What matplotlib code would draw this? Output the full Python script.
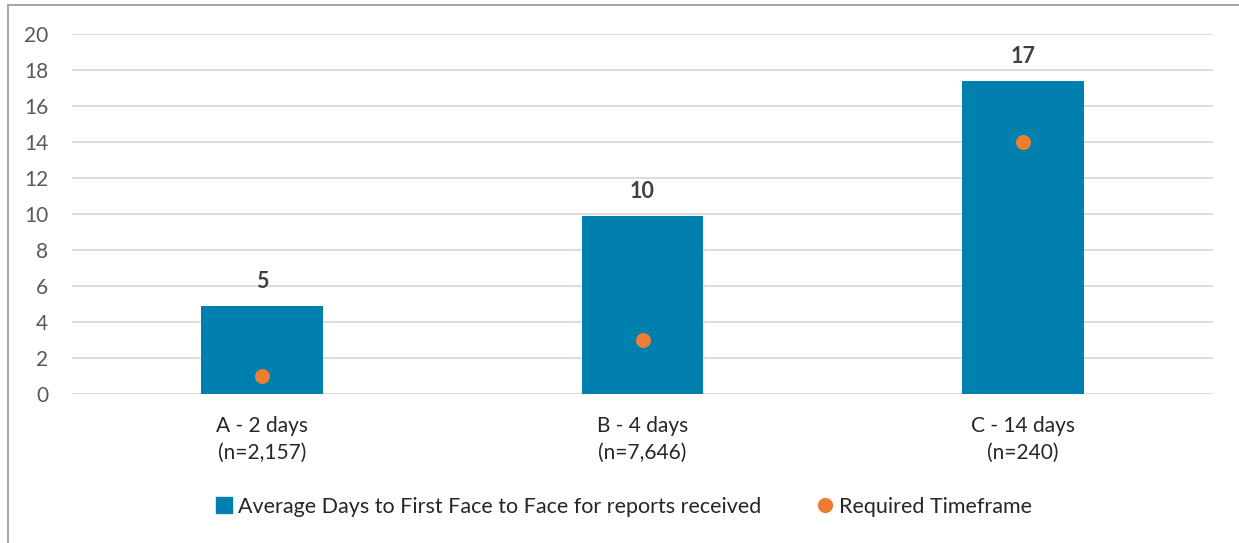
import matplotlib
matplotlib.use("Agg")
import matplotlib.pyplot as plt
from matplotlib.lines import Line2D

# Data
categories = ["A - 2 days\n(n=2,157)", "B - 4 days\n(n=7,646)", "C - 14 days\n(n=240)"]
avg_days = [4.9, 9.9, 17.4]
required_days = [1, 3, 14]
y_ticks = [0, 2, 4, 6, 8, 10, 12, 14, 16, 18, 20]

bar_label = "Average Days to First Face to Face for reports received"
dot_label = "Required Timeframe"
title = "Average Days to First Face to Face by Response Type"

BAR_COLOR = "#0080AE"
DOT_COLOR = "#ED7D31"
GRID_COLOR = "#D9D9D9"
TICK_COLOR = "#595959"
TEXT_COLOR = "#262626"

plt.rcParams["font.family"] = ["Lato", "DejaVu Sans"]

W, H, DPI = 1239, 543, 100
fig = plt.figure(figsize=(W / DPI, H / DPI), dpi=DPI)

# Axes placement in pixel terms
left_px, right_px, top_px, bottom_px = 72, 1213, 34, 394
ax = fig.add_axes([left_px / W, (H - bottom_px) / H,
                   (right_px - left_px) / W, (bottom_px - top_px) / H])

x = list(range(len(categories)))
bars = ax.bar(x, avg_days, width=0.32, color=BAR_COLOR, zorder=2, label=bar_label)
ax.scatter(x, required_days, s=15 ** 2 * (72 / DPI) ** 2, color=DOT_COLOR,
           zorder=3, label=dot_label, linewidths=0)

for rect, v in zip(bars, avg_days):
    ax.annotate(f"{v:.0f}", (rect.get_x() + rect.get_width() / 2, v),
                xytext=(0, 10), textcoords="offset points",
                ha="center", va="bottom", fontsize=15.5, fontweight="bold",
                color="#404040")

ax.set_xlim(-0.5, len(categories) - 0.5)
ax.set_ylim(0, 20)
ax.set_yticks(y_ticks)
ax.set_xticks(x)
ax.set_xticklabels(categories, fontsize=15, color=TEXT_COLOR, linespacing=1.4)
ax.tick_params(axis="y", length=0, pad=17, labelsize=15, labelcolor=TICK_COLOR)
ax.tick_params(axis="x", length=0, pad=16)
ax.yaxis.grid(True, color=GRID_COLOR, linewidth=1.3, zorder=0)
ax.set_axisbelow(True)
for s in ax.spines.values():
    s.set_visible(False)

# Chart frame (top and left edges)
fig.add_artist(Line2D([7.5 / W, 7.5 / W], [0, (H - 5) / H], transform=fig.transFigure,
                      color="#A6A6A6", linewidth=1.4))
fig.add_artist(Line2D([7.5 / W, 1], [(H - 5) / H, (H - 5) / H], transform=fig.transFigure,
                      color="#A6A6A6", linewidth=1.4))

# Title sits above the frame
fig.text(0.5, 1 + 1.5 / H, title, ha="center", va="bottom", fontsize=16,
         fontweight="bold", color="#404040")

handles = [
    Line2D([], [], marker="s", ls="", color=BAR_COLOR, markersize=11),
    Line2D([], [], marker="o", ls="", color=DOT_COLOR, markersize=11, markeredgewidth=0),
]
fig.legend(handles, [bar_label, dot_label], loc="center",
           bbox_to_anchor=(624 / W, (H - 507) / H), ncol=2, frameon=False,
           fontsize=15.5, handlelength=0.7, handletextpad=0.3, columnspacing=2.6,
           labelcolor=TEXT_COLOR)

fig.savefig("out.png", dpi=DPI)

════

## Exercise task
Scan the material above. Return every line containing the string "matplotlib".

## Task output
What matplotlib code would draw this? Output the full Python script.
import matplotlib
matplotlib.use("Agg")
import matplotlib.pyplot as plt
from matplotlib.lines import Line2D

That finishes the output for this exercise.